«SUMERGIRSE EN UNA ALUCINACIÓN»
por Santi Fernández Patón
La acaso injustamente poco conocida Carpenoctem publica la última y arriesgada novela de Miguel Ángel Maya, con la que demuestra que es dueño de un mundo propio y capaz de crear un lenguaje tan alucinado como la psique de sus personajes. Santi Fdez. Patón, uno de nuestros colaboradores habituales, se ha acercado a ella para servir como acicate de su lectura para nuestros asiduos parroquianos.
Pocas partituras del siglo XX resultan tan reconocibles como el Preludio para piano La catedral sumergida, esa pieza onírica, acuática, sí, con la que Debussy puso acordes a un viejo mito bretón. ¿Pero qué ocurre si trasladamos el eco de esa ensoñación al desierto, probablemente en el límite entre Estados Unidos y México? ¿Qué ocurre si ese mito, esa particular adaptación francesa del de la Atlántida, es ahora la melodía que se infiltra entre los jirones de carpas de circo castigadas por el sol despiadado del desierto, entre los costillares de las fieras muertas de inanición en sus jaulas, entre esqueletos de carromatos centelleantes en el vacío cruel de ese Saint Simons, un escenario que ya apareció en la primera novela Miguel Ángel Maya? Ocurre que la ensoñación se transforma en alucinación, y a partir de ahí todo es posible, sobre todo si una niña lacerada por la crueldad más intolerable aún expurga su calvario, veinticinco años después, en esas ruinas ardientes.

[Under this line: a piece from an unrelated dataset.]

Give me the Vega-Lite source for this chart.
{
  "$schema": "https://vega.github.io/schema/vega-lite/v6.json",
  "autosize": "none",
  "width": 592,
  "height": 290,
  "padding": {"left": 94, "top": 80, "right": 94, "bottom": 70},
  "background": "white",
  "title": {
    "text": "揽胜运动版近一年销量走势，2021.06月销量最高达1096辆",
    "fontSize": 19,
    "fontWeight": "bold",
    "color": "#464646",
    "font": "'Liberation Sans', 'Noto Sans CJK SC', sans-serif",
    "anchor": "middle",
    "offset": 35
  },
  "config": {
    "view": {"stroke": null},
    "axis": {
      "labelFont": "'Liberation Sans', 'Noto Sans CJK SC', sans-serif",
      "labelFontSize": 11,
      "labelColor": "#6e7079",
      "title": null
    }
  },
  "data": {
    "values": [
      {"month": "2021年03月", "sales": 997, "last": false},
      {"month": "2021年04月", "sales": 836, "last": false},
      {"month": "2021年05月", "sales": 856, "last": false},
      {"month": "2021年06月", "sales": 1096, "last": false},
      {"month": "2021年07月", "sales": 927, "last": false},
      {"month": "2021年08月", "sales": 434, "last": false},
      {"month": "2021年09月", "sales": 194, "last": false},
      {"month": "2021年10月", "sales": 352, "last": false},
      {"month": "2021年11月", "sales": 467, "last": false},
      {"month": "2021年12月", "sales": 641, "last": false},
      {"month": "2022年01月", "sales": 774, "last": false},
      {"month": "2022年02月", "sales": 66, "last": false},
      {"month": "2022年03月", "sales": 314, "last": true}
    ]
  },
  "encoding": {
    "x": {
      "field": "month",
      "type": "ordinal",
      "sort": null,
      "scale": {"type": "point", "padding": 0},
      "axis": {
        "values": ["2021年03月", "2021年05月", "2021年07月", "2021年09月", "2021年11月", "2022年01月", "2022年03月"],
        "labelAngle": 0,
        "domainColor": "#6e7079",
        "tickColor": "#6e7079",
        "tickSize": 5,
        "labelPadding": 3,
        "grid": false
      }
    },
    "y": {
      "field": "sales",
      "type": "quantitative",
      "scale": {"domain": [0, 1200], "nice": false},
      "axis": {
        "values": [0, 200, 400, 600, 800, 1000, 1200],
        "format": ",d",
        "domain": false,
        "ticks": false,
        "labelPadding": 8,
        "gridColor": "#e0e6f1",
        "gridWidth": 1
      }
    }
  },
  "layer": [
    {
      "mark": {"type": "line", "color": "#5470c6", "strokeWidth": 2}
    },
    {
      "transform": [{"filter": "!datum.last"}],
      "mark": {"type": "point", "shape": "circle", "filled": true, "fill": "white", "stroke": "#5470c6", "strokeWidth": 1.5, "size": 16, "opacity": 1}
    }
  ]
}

Paranoica fierita es una larga novela de tan solo cien páginas porque su fiebre impide que la podamos leer, como ingenuamente llegué a creer, de una sola tacada. La prosa arrebatada de Miguel Ángel Maya nos agarra sin desmayo, en una suerte de viaje fantasmagórico a lo largo de la raya ininteligible entre la locura y la sensatez. Por momentos, el fraseo se hace irrespirable y nos sitúa en un juego especular, al relato enfrentado del viejo y la niña, los dos personajes que narran, o sueñan, o deliran esta historia en la que el lector tendrá que dirimir, si puede, cuánto de verosímil hay en el monólogo de cada uno de ellos.

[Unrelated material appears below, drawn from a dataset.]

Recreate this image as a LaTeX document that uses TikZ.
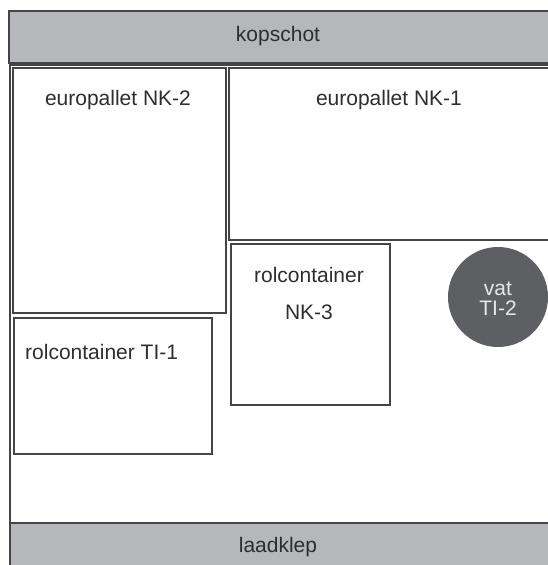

Esta es, a fin de cuentas, la plasmación de un desgarro, el de una niña desposeída de su infancia, entregada a la naturaleza más salvaje que puede anidar en un ser humano. El terror de esa naturaleza queda aquí simbolizado en un manglar casi mítico, vaporoso en su consistencia, pero tangible en los efectos devastadores que dejará, para siempre, en la personalidad de la niña. Como todo desgarro, las versiones de sus responsables confrontarán entre ellas, entre sus verdades o sus espejismos, por los meandros de la culpa, de la justificación, de la mentira. Y el lector tendrá que dirimir cuánto de real hay en en cada una de esas versiones. También como en todo desgarro, esta novela encierra una huida por paisajes desolados que, finalmente, arruinan del mismo modo la psique de su protagonista, porque el paisaje es solo el reflejo de nosotros mismos.
Hay que saber mantener la tensión para que todo ello funcione, para que, en definitiva, se vuelva cierta la máxima de que la literatura es la forma, de que una historia no es la misma según cómo la cuentas. Aquí el lenguaje es tan primordial como todo lo demás porque se trata de que vivamos en el lugar fronterizo de la psique de sus personajes: un lugar a veces repleto de tósigo, sofocante, claustrofóbico, pero en otras lúcido y esperanzado, como las notas de un piano en mitad del horror de los manglares.
El espanto, la conciencia de que para salir de él solo vale, de manera paradójica, la inconsciencia, de que la mente es a la vez el veneno y el remedio, de que el cuerpo no siempre se disocia de la emoción, de que el amor y el roce quizás se inventen de mil formas no conocidas, y por tanto con códigos nuevos, en ocasiones terribles, de que el tiempo es solo una convención más que, en veinticinco años, quedará suspendido en el laberinto de una herida ya constitutiva…. Nada de eso se puede describir, pero sí reflejar, por eso el lenguaje resulta aquí fundamental. Por eso, en esta novela, más que en tantas otras, es la herramienta delicada con la que el escritor se lo jugará todo.
Miguel Ángel Maya, con la complicidad de una cuidada edición, sale airoso de su original empeño, y el lector le agradecerá haber traspasado con él algunos límites habituales en la narrativa actual. Su principal logro es ese, y a mí me parece que solo por ello merece la pena sumergirse en estos manglares de alucinación y fronteras.